Challenge -
Begin at the top of the records below and return each line exactly through the line with "106.71, 106.4, 106.1];". Skip pictures.

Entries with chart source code
════════════════════
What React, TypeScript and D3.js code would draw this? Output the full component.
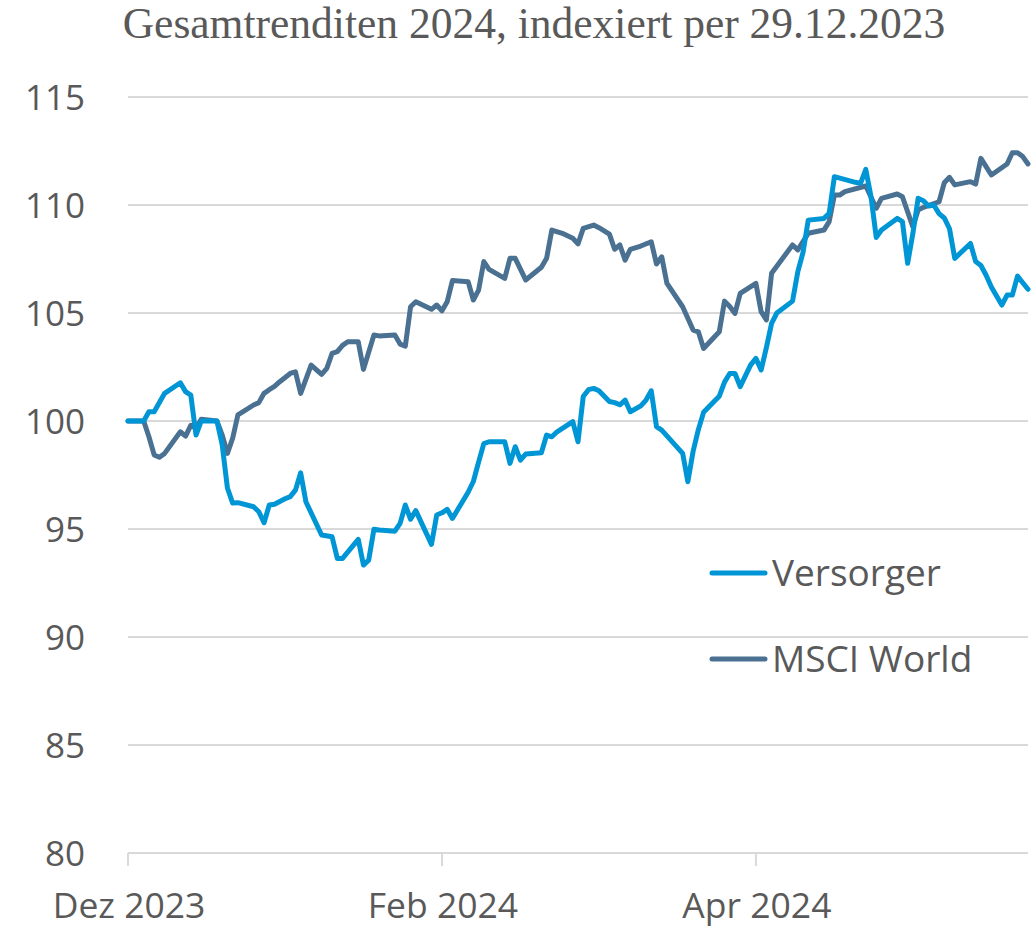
import React from "react";
import * as d3 from "d3";

const title = "Gesamtrenditen 2024, indexiert per 29.12.2023";
const startDate = new Date(2023, 11, 29);
const endDay = 172;

const seriesNames = ["Versorger", "MSCI World"];
const seriesColors = ["#0096D6", "#4A7092"];

// day offsets from 29.12.2023 and index values
const versorgerDays = [0, 3, 4, 5, 7, 10, 11, 12, 13, 14, 17, 18, 19, 20, 21, 24, 25, 26, 27, 28, 30, 31, 32, 33, 34, 37, 39, 40, 41, 44, 45, 46, 47, 48, 51, 52, 53, 54, 55, 58, 59, 60, 61, 62, 65, 66, 67, 68, 69, 72, 73, 74, 75, 76, 79, 80, 81, 82, 85, 86, 87, 88, 89, 90, 92, 93, 94, 95, 96, 98, 99, 100, 101, 102, 106, 107, 108, 109, 110, 112, 113, 114, 115, 116, 117, 119, 120, 121, 122, 123, 124, 127, 128, 129, 130, 133, 134, 135, 139, 140, 141, 142, 143, 144, 147, 148, 149, 150, 151, 152, 153, 154, 155, 156, 157, 158, 161, 162, 163, 164, 165, 167, 168, 169, 170, 171, 172];
const versorgerValues = [100, 100, 100.43, 100.43, 101.28, 101.77, 101.36, 101.2, 99.35, 100, 100, 98.9, 96.9, 96.2, 96.22, 96.03, 95.8, 95.29, 96.11, 96.15, 96.4, 96.5, 96.8, 97.6, 96.26, 94.72, 94.64, 93.64, 93.64, 94.52, 93.33, 93.56, 94.99, 94.95, 94.9, 95.26, 96.11, 95.45, 95.85, 94.29, 95.65, 95.75, 95.91, 95.49, 96.7, 97.2, 98.1, 98.95, 99.04, 99.04, 98.04, 98.81, 98.19, 98.47, 98.53, 99.35, 99.27, 99.5, 99.97, 99.04, 101.13, 101.45, 101.51, 101.4, 100.9, 100.85, 100.75, 100.97, 100.43, 100.7, 100.97, 101.4, 99.74, 99.58, 98.5, 97.19, 98.6, 99.6, 100.4, 100.9, 101.15, 101.8, 102.2, 102.2, 101.59, 102.6, 102.9, 102.36, 103.4, 104.52, 105.0, 105.55, 106.9, 107.8, 109.3, 109.38, 109.61, 111.31, 111.05, 111.0, 111.65, 110.38, 108.5, 108.84, 109.38, 109.23, 107.3, 108.69, 110.31, 110.2, 109.95, 110.0, 109.6, 109.4, 108.9, 107.53, 108.22, 107.38, 107.2, 106.75, 106.2, 105.37, 105.83, 105.83, 106.71, 106.4, 106.1];

const msciDays = [0, 3, 4, 5, 6, 7, 10, 11, 12, 13, 14, 17, 18, 19, 20, 21, 22, 24, 25, 26, 27, 28, 29, 31, 32, 33, 35, 37, 38, 39, 40, 41, 42, 44, 45, 47, 48, 51, 52, 53, 54, 55, 58, 59, 60, 61, 62, 65, 66, 67, 68, 69, 72, 73, 74, 76, 79, 80, 81, 83, 85, 86, 87, 89, 90, 92, 93, 94, 95, 96, 98, 100, 101, 102, 103, 106, 108, 109, 110, 113, 114, 115, 116, 117, 120, 121, 122, 123, 127, 128, 130, 133, 134, 135, 136, 137, 141, 143, 144, 147, 148, 150, 151, 152, 155, 156, 157, 158, 161, 162, 163, 165, 168, 169, 170, 171, 172];
const msciValues = [100, 100, 99.27, 98.43, 98.32, 98.5, 99.5, 99.3, 99.8, 99.66, 100.08, 100, 99.35, 98.5, 99.2, 100.28, 100.43, 100.74, 100.85, 101.28, 101.45, 101.6, 101.82, 102.2, 102.28, 101.28, 102.59, 102.16, 102.44, 103.13, 103.21, 103.5, 103.67, 103.67, 102.39, 103.98, 103.94, 103.98, 103.56, 103.47, 105.29, 105.52, 105.17, 105.37, 105.1, 105.52, 106.5, 106.45, 105.6, 106.06, 107.38, 107.02, 106.6, 107.53, 107.53, 106.53, 107.12, 107.53, 108.84, 108.69, 108.46, 108.2, 108.92, 109.07, 108.95, 108.65, 107.95, 108.15, 107.45, 107.95, 108.1, 108.3, 107.27, 107.6, 106.37, 105.29, 104.21, 104.13, 103.36, 104.13, 105.55, 105.3, 104.98, 105.91, 106.37, 105.06, 104.68, 106.84, 108.15, 107.92, 108.69, 108.84, 109.23, 110.46, 110.46, 110.62, 110.88, 109.85, 110.31, 110.51, 110.38, 108.99, 109.77, 109.89, 110.15, 111.03, 111.28, 110.93, 111.08, 110.97, 112.16, 111.39, 111.9, 112.42, 112.42, 112.24, 111.9];

const yTicks = [80, 85, 90, 95, 100, 105, 110, 115];
const xTickDays = [0, 60, 120];
const xTickLabels = ["Dez 2023", "Feb 2024", "Apr 2024"];

const W = 1036;
const H = 929;
const M = { left: 128, right: 1028, top: 97, bottom: 853 };
const textColor = "#595959";
const gridColor = "#D9D9D9";
const sans = "'Open Sans', 'Noto Sans', sans-serif";

export default function App() {
  const dayToDate = (d: number) => d3.timeDay.offset(startDate, d);
  const x = d3.scaleTime().domain([startDate, dayToDate(endDay)]).range([M.left, M.right]);
  const y = d3.scaleLinear().domain([80, 115]).range([M.bottom, M.top]);

  const series = [
    versorgerDays.map((d, i) => ({ date: dayToDate(d), v: versorgerValues[i] })),
    msciDays.map((d, i) => ({ date: dayToDate(d), v: msciValues[i] })),
  ];
  const line = d3
    .line<{ date: Date; v: number }>()
    .x((p) => x(p.date))
    .y((p) => y(p.v));

  const legendY = [573, 659];

  return (
    <svg width={W} height={H} style={{ position: "absolute", left: 0, top: 0, background: "#fff" }}>
      <rect x={0} y={0} width={W} height={H} fill="#fff" />
      <text x={534} y={38} textAnchor="middle" fontFamily="'Liberation Serif', 'DejaVu Serif', serif" fontSize={43.5} fill={textColor}>
        {title}
      </text>
      {yTicks.map((t) => (
        <g key={t}>
          <line x1={M.left} x2={M.right} y1={y(t)} y2={y(t)} stroke={gridColor} strokeWidth={2} />
          <text x={85} y={y(t) + 12.5} textAnchor="end" fontFamily={sans} fontSize={35} fill={textColor}>
            {t}
          </text>
        </g>
      ))}
      {xTickDays.map((d, i) => (
        <g key={d}>
          <line x1={x(dayToDate(d))} x2={x(dayToDate(d))} y1={M.bottom} y2={M.bottom + 13} stroke={gridColor} strokeWidth={2} />
          <text x={x(dayToDate(d)) + 1} y={918} textAnchor="middle" fontFamily={sans} fontSize={35.5} fill={textColor}>
            {xTickLabels[i]}
          </text>
        </g>
      ))}
      {[1, 0].map((si) => (
        <path key={si} d={line(series[si]) || ""} fill="none" stroke={seriesColors[si]} strokeWidth={5} strokeLinejoin="round" strokeLinecap="round" />
      ))}
      {seriesNames.map((n, i) => (
        <g key={n}>
          <line x1={712} x2={765} y1={legendY[i]} y2={legendY[i]} stroke={seriesColors[i]} strokeWidth={5} strokeLinecap="round" />
          <text x={772} y={legendY[i] + 13} fontFamily={sans} fontSize={37} fill={textColor}>
            {n}
          </text>
        </g>
      ))}
    </svg>
  );
}
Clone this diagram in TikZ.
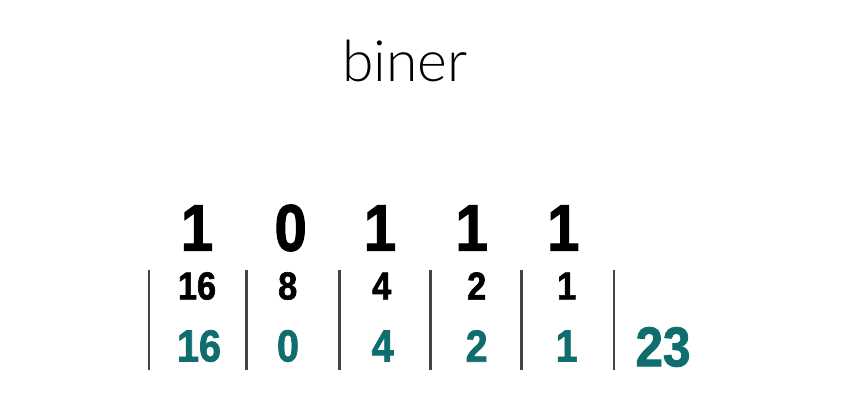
\documentclass[tikz,border=0pt]{standalone}
\usepackage{fontspec}
\setmainfont{Liberation Sans}
\newfontfamily\lightfont{Lato Light}
\newfontfamily\heavyfont[FakeBold=1.6,FakeStretch=0.88]{Liberation Sans Bold}
\definecolor{tealnum}{HTML}{0F6E6D}
\definecolor{bargray}{HTML}{444444}
\begin{document}
\begin{tikzpicture}[x=1pt,y=-1pt,
  bit/.style={inner sep=0pt,font=\heavyfont\fontsize{66}{66}\selectfont,text=black},
  weight/.style={inner sep=0pt,font=\heavyfont\fontsize{39}{39}\selectfont,text=black},
  val/.style={inner sep=0pt,font=\heavyfont\fontsize{45}{45}\selectfont,text=tealnum},
  total/.style={inner sep=0pt,font=\heavyfont\fontsize{56}{56}\selectfont,text=tealnum},
  sep/.style={draw=bargray,line width=2.5pt}]
\useasboundingbox (0,0) rectangle (862,415);
\node[inner sep=0pt,anchor=base,font=\lightfont\fontsize{57}{57}\selectfont] (title) at (405,81.7) {biner};
% bits
\node[bit] (b4) at (197,228) {1};
\node[bit] (b3) at (290.7,228) {0};
\node[bit] (b2) at (380,228) {1};
\node[bit] (b1) at (471.7,228) {1};
\node[bit] (b0) at (563.3,228) {1};
% weights
\node[weight] (w4) at (197,286) {16};
\node[weight] (w3) at (287.7,286) {8};
\node[weight] (w2) at (381.7,286) {4};
\node[weight] (w1) at (476.7,286) {2};
\node[weight] (w0) at (566.7,286) {1};
% values
\node[val] (v4) at (199,346) {16};
\node[val] (v3) at (288,346) {0};
\node[val] (v2) at (382.7,346) {4};
\node[val] (v1) at (476.7,346) {2};
\node[val] (v0) at (566.7,346) {1};
\node[total] (sum) at (663,347) {23};
% separators
\foreach \x [count=\i] in {149,246.7,339.3,430.7,521.7,614}{
  \coordinate (t\i) at (\x,270);
  \coordinate (s\i) at (\x,370);
  \draw[sep] (t\i) -- (s\i);
}
\end{tikzpicture}
\end{document}
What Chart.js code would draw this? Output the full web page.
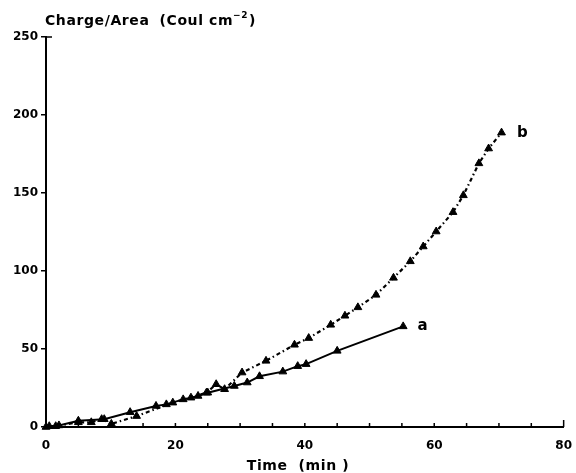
════════════════════
Reply -
What React, TypeScript and D3.js code would draw this? Output the full component.
import React from "react";
import * as d3 from "d3";

const title = "Gesamtrenditen 2024, indexiert per 29.12.2023";
const startDate = new Date(2023, 11, 29);
const endDay = 172;

const seriesNames = ["Versorger", "MSCI World"];
const seriesColors = ["#0096D6", "#4A7092"];

// day offsets from 29.12.2023 and index values
const versorgerDays = [0, 3, 4, 5, 7, 10, 11, 12, 13, 14, 17, 18, 19, 20, 21, 24, 25, 26, 27, 28, 30, 31, 32, 33, 34, 37, 39, 40, 41, 44, 45, 46, 47, 48, 51, 52, 53, 54, 55, 58, 59, 60, 61, 62, 65, 66, 67, 68, 69, 72, 73, 74, 75, 76, 79, 80, 81, 82, 85, 86, 87, 88, 89, 90, 92, 93, 94, 95, 96, 98, 99, 100, 101, 102, 106, 107, 108, 109, 110, 112, 113, 114, 115, 116, 117, 119, 120, 121, 122, 123, 124, 127, 128, 129, 130, 133, 134, 135, 139, 140, 141, 142, 143, 144, 147, 148, 149, 150, 151, 152, 153, 154, 155, 156, 157, 158, 161, 162, 163, 164, 165, 167, 168, 169, 170, 171, 172];
const versorgerValues = [100, 100, 100.43, 100.43, 101.28, 101.77, 101.36, 101.2, 99.35, 100, 100, 98.9, 96.9, 96.2, 96.22, 96.03, 95.8, 95.29, 96.11, 96.15, 96.4, 96.5, 96.8, 97.6, 96.26, 94.72, 94.64, 93.64, 93.64, 94.52, 93.33, 93.56, 94.99, 94.95, 94.9, 95.26, 96.11, 95.45, 95.85, 94.29, 95.65, 95.75, 95.91, 95.49, 96.7, 97.2, 98.1, 98.95, 99.04, 99.04, 98.04, 98.81, 98.19, 98.47, 98.53, 99.35, 99.27, 99.5, 99.97, 99.04, 101.13, 101.45, 101.51, 101.4, 100.9, 100.85, 100.75, 100.97, 100.43, 100.7, 100.97, 101.4, 99.74, 99.58, 98.5, 97.19, 98.6, 99.6, 100.4, 100.9, 101.15, 101.8, 102.2, 102.2, 101.59, 102.6, 102.9, 102.36, 103.4, 104.52, 105.0, 105.55, 106.9, 107.8, 109.3, 109.38, 109.61, 111.31, 111.05, 111.0, 111.65, 110.38, 108.5, 108.84, 109.38, 109.23, 107.3, 108.69, 110.31, 110.2, 109.95, 110.0, 109.6, 109.4, 108.9, 107.53, 108.22, 107.38, 107.2, 106.75, 106.2, 105.37, 105.83, 105.83, 106.71, 106.4, 106.1];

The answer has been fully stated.